### EXERCISE
Your task is to output the listing word for word, with pictures excluded.

Begin DATASET EXCERPT

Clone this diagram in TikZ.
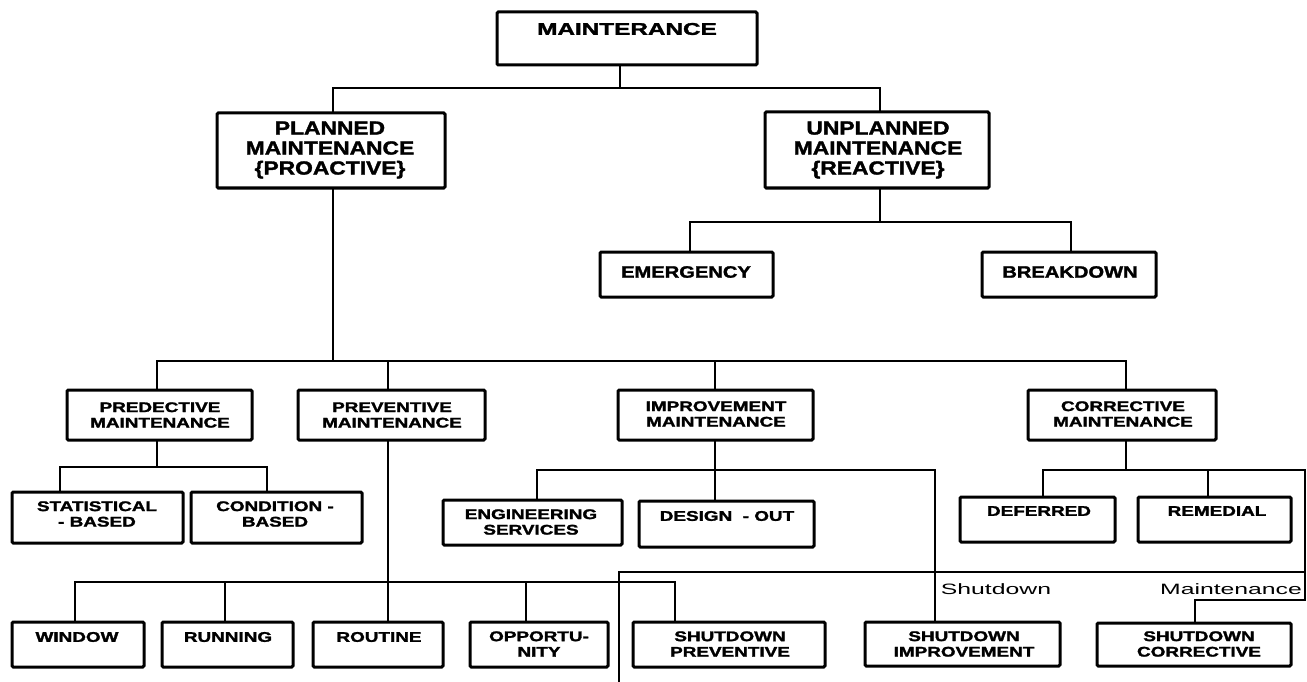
\documentclass[tikz,border=0pt]{standalone}
\usepackage{fontspec}
\setmainfont{Liberation Sans}[BoldFeatures={FakeBold=1.6}]
\newcommand\bx[5]{\node[box,minimum width={#4-#2},minimum height={#5-#3}] (#1) at (#2,#3) {};}
\begin{document}
\begin{tikzpicture}[x=1pt,y=-1pt,
  box/.style={draw=black,line width=3pt,rounded corners=1.2pt,inner sep=0pt,outer sep=0pt,anchor=north west},
  conn/.style={line width=2.8pt,line join=miter},
  thinln/.style={line width=2pt},
  lbl/.style={inner sep=0pt,align=center,font=\fontsize{14}{15.5}\selectfont\bfseries,xscale=1.35},
  lblE/.style={inner sep=0pt,align=center,font=\fontsize{16.5}{18}\selectfont\bfseries,xscale=1.22},
  lblP/.style={inner sep=0pt,align=center,font=\fontsize{19}{20}\selectfont\bfseries,xscale=1.2},
  lblT/.style={inner sep=0pt,align=center,font=\fontsize{17}{20}\selectfont\bfseries,xscale=1.43},
  note/.style={inner sep=0pt,font=\fontsize{15}{18}\selectfont,xscale=1.65}]
\useasboundingbox (0,0) rectangle (1307,682);
% boxes
\bx{m}{497}{12}{757}{65}
\bx{pl}{217}{113}{445}{188}
\bx{un}{765}{112}{989}{188}
\bx{em}{600}{252}{773}{297}
\bx{br}{982}{252}{1156}{297}
\bx{pd}{67}{390}{252}{440}
\bx{pv}{298}{390}{485}{440}
\bx{im}{618}{390}{813}{440}
\bx{co}{1028}{390}{1216}{440}
\bx{st}{12}{492}{183}{543}
\bx{cd}{191}{492}{362}{543}
\bx{en}{443}{500}{622}{545}
\bx{ds}{639}{501}{814}{547}
\bx{df}{960}{497}{1115}{542}
\bx{rm}{1138}{497}{1291}{542}
\bx{wi}{12}{622}{144}{667}
\bx{ru}{162}{622}{293}{667}
\bx{ro}{313}{622}{443}{667}
\bx{op}{470}{622}{608}{667}
\bx{sp}{633}{622}{825}{667}
\bx{si}{865}{622}{1060}{666}
\bx{sc}{1097}{623}{1291}{666}
% labels
\node[lblT] (t-m) at (627,29) {MAINTERANCE};
\node[lblP] (t-pl) at (330,150) {PLANNED\\MAINTENANCE\\\{PROACTIVE\}};
\node[lblP] (t-un) at (878,150) {UNPLANNED\\MAINTENANCE\\\{REACTIVE\}};
\node[lblE] (t-em) at (686,272) {EMERGENCY};
\node[lblE] (t-br) at (1070,272) {BREAKDOWN};
\node[lbl] (t-pd) at (160,415) {PREDECTIVE\\MAINTENANCE};
\node[lbl] (t-pv) at (392,415) {PREVENTIVE\\MAINTENANCE};
\node[lbl] (t-im) at (716,414) {IMPROVEMENT\\MAINTENANCE};
\node[lbl] (t-co) at (1123,414) {CORRECTIVE\\MAINTENANCE};
\node[lbl] (t-st) at (97,514) {STATISTICAL\\- BASED};
\node[lbl] (t-cd) at (275,514) {CONDITION -\\BASED};
\node[lbl] (t-en) at (531,522) {ENGINEERING\\SERVICES};
\node[lbl] (t-ds) at (727,516) {DESIGN \ - OUT};
\node[lbl] (t-df) at (1039,511) {DEFERRED};
\node[lbl] (t-rm) at (1217,511) {REMEDIAL};
\node[lbl] (t-wi) at (77,637) {WINDOW};
\node[lbl] (t-ru) at (228,637) {RUNNING};
\node[lbl] (t-ro) at (379,637) {ROUTINE};
\node[lbl] (t-op) at (539,644) {OPPORTU-\\NITY};
\node[lbl] (t-sp) at (730,644) {SHUTDOWN\\PREVENTIVE};
\node[lbl] (t-si) at (964,644) {SHUTDOWN\\IMPROVEMENT};
\node[lbl] (t-sc) at (1199,644) {SHUTDOWN\\CORRECTIVE};
\node[note] (sh) at (996,589) {Shutdown};
\node[note] (mt) at (1231,589) {Maintenance};
% junction coordinates
\coordinate (j1) at (620,88);
\coordinate (j1a) at (333,88);
\coordinate (j1b) at (880,88);
\coordinate (j2) at (880,222);
\coordinate (j2a) at (690,222);
\coordinate (j2b) at (1071,222);
\coordinate (j3) at (333,361);
\coordinate (j3a) at (157,361);
\coordinate (j3b) at (388,361);
\coordinate (j3c) at (715,361);
\coordinate (j3d) at (1126,361);
\coordinate (j4) at (157,467);
\coordinate (j4a) at (60,467);
\coordinate (j4b) at (267,467);
\coordinate (j5a) at (75,582);
\coordinate (j5b) at (225,582);
\coordinate (j5c) at (526,582);
\coordinate (j5d) at (675,582);
\coordinate (j6) at (715,470);
\coordinate (j6a) at (537,470);
\coordinate (j6b) at (935,470);
\coordinate (j7) at (1126,470);
\coordinate (j7a) at (1043,470);
\coordinate (j7b) at (1208,470);
\coordinate (j7c) at (1305,470);
\coordinate (j7d) at (1305,600);
\coordinate (j7e) at (1195,600);
\coordinate (l1) at (619,682);
\coordinate (l2) at (619,572);
\coordinate (l3) at (1305,572);
% connectors
\draw[conn] (m.south -| j1) -- (j1);
\draw[conn] (pl.north -| j1a) -- (j1a) -- (j1b) -- (un.north -| j1b);
\draw[conn] (un.south -| j2) -- (j2);
\draw[conn] (em.north -| j2a) -- (j2a) -- (j2b) -- (br.north -| j2b);
\draw[conn] (pl.south -| j3) -- (j3);
\draw[conn] (pd.north -| j3a) -- (j3a) -- (j3d) -- (co.north -| j3d);
\draw[conn] (pv.north -| j3b) -- (j3b);
\draw[conn] (im.north -| j3c) -- (j3c);
\draw[conn] (pd.south -| j4) -- (j4);
\draw[conn] (st.north -| j4a) -- (j4a) -- (j4b) -- (cd.north -| j4b);
\draw[conn] (pv.south -| j3b) -- (ro.north -| j3b);
\draw[conn] (wi.north -| j5a) -- (j5a) -- (j5d) -- (sp.north -| j5d);
\draw[conn] (ru.north -| j5b) -- (j5b);
\draw[conn] (op.north -| j5c) -- (j5c);
\draw[conn] (im.south -| j6) -- (ds.north -| j6);
\draw[conn] (en.north -| j6a) -- (j6a) -- (j6b) -- (si.north -| j6b);
\draw[conn] (co.south -| j7) -- (j7);
\draw[conn] (df.north -| j7a) -- (j7a) -- (j7c) -- (j7d) -- (j7e) -- (sc.north -| j7e);
\draw[conn] (rm.north -| j7b) -- (j7b);
\draw[thinln] (l1) -- (l2) -- (l3);
\end{tikzpicture}
\end{document}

End DATASET EXCERPT

### OUTPUT BELOW
Clone this diagram in TikZ.
\documentclass[tikz,border=0pt]{standalone}
\usepackage{fontspec}
\setmainfont{Liberation Sans}[BoldFeatures={FakeBold=1.6}]
\newcommand\bx[5]{\node[box,minimum width={#4-#2},minimum height={#5-#3}] (#1) at (#2,#3) {};}
\begin{document}
\begin{tikzpicture}[x=1pt,y=-1pt,
  box/.style={draw=black,line width=3pt,rounded corners=1.2pt,inner sep=0pt,outer sep=0pt,anchor=north west},
  conn/.style={line width=2.8pt,line join=miter},
  thinln/.style={line width=2pt},
  lbl/.style={inner sep=0pt,align=center,font=\fontsize{14}{15.5}\selectfont\bfseries,xscale=1.35},
  lblE/.style={inner sep=0pt,align=center,font=\fontsize{16.5}{18}\selectfont\bfseries,xscale=1.22},
  lblP/.style={inner sep=0pt,align=center,font=\fontsize{19}{20}\selectfont\bfseries,xscale=1.2},
  lblT/.style={inner sep=0pt,align=center,font=\fontsize{17}{20}\selectfont\bfseries,xscale=1.43},
  note/.style={inner sep=0pt,font=\fontsize{15}{18}\selectfont,xscale=1.65}]
\useasboundingbox (0,0) rectangle (1307,682);
% boxes
\bx{m}{497}{12}{757}{65}
\bx{pl}{217}{113}{445}{188}
\bx{un}{765}{112}{989}{188}
\bx{em}{600}{252}{773}{297}
\bx{br}{982}{252}{1156}{297}
\bx{pd}{67}{390}{252}{440}
\bx{pv}{298}{390}{485}{440}
\bx{im}{618}{390}{813}{440}
\bx{co}{1028}{390}{1216}{440}
\bx{st}{12}{492}{183}{543}
\bx{cd}{191}{492}{362}{543}
\bx{en}{443}{500}{622}{545}
\bx{ds}{639}{501}{814}{547}
\bx{df}{960}{497}{1115}{542}
\bx{rm}{1138}{497}{1291}{542}
\bx{wi}{12}{622}{144}{667}
\bx{ru}{162}{622}{293}{667}
\bx{ro}{313}{622}{443}{667}
\bx{op}{470}{622}{608}{667}
\bx{sp}{633}{622}{825}{667}
\bx{si}{865}{622}{1060}{666}
\bx{sc}{1097}{623}{1291}{666}
% labels
\node[lblT] (t-m) at (627,29) {MAINTERANCE};
\node[lblP] (t-pl) at (330,150) {PLANNED\\MAINTENANCE\\\{PROACTIVE\}};
\node[lblP] (t-un) at (878,150) {UNPLANNED\\MAINTENANCE\\\{REACTIVE\}};
\node[lblE] (t-em) at (686,272) {EMERGENCY};
\node[lblE] (t-br) at (1070,272) {BREAKDOWN};
\node[lbl] (t-pd) at (160,415) {PREDECTIVE\\MAINTENANCE};
\node[lbl] (t-pv) at (392,415) {PREVENTIVE\\MAINTENANCE};
\node[lbl] (t-im) at (716,414) {IMPROVEMENT\\MAINTENANCE};
\node[lbl] (t-co) at (1123,414) {CORRECTIVE\\MAINTENANCE};
\node[lbl] (t-st) at (97,514) {STATISTICAL\\- BASED};
\node[lbl] (t-cd) at (275,514) {CONDITION -\\BASED};
\node[lbl] (t-en) at (531,522) {ENGINEERING\\SERVICES};
\node[lbl] (t-ds) at (727,516) {DESIGN \ - OUT};
\node[lbl] (t-df) at (1039,511) {DEFERRED};
\node[lbl] (t-rm) at (1217,511) {REMEDIAL};
\node[lbl] (t-wi) at (77,637) {WINDOW};
\node[lbl] (t-ru) at (228,637) {RUNNING};
\node[lbl] (t-ro) at (379,637) {ROUTINE};
\node[lbl] (t-op) at (539,644) {OPPORTU-\\NITY};
\node[lbl] (t-sp) at (730,644) {SHUTDOWN\\PREVENTIVE};
\node[lbl] (t-si) at (964,644) {SHUTDOWN\\IMPROVEMENT};
\node[lbl] (t-sc) at (1199,644) {SHUTDOWN\\CORRECTIVE};
\node[note] (sh) at (996,589) {Shutdown};
\node[note] (mt) at (1231,589) {Maintenance};
% junction coordinates
\coordinate (j1) at (620,88);
\coordinate (j1a) at (333,88);
\coordinate (j1b) at (880,88);
\coordinate (j2) at (880,222);
\coordinate (j2a) at (690,222);
\coordinate (j2b) at (1071,222);
\coordinate (j3) at (333,361);
\coordinate (j3a) at (157,361);
\coordinate (j3b) at (388,361);
\coordinate (j3c) at (715,361);
\coordinate (j3d) at (1126,361);
\coordinate (j4) at (157,467);
\coordinate (j4a) at (60,467);
\coordinate (j4b) at (267,467);
\coordinate (j5a) at (75,582);
\coordinate (j5b) at (225,582);
\coordinate (j5c) at (526,582);
\coordinate (j5d) at (675,582);
\coordinate (j6) at (715,470);
\coordinate (j6a) at (537,470);
\coordinate (j6b) at (935,470);
\coordinate (j7) at (1126,470);
\coordinate (j7a) at (1043,470);
\coordinate (j7b) at (1208,470);
\coordinate (j7c) at (1305,470);
\coordinate (j7d) at (1305,600);
\coordinate (j7e) at (1195,600);
\coordinate (l1) at (619,682);
\coordinate (l2) at (619,572);
\coordinate (l3) at (1305,572);
% connectors
\draw[conn] (m.south -| j1) -- (j1);
\draw[conn] (pl.north -| j1a) -- (j1a) -- (j1b) -- (un.north -| j1b);
\draw[conn] (un.south -| j2) -- (j2);
\draw[conn] (em.north -| j2a) -- (j2a) -- (j2b) -- (br.north -| j2b);
\draw[conn] (pl.south -| j3) -- (j3);
\draw[conn] (pd.north -| j3a) -- (j3a) -- (j3d) -- (co.north -| j3d);
\draw[conn] (pv.north -| j3b) -- (j3b);
\draw[conn] (im.north -| j3c) -- (j3c);
\draw[conn] (pd.south -| j4) -- (j4);
\draw[conn] (st.north -| j4a) -- (j4a) -- (j4b) -- (cd.north -| j4b);
\draw[conn] (pv.south -| j3b) -- (ro.north -| j3b);
\draw[conn] (wi.north -| j5a) -- (j5a) -- (j5d) -- (sp.north -| j5d);
\draw[conn] (ru.north -| j5b) -- (j5b);
\draw[conn] (op.north -| j5c) -- (j5c);
\draw[conn] (im.south -| j6) -- (ds.north -| j6);
\draw[conn] (en.north -| j6a) -- (j6a) -- (j6b) -- (si.north -| j6b);
\draw[conn] (co.south -| j7) -- (j7);
\draw[conn] (df.north -| j7a) -- (j7a) -- (j7c) -- (j7d) -- (j7e) -- (sc.north -| j7e);
\draw[conn] (rm.north -| j7b) -- (j7b);
\draw[thinln] (l1) -- (l2) -- (l3);
\end{tikzpicture}
\end{document}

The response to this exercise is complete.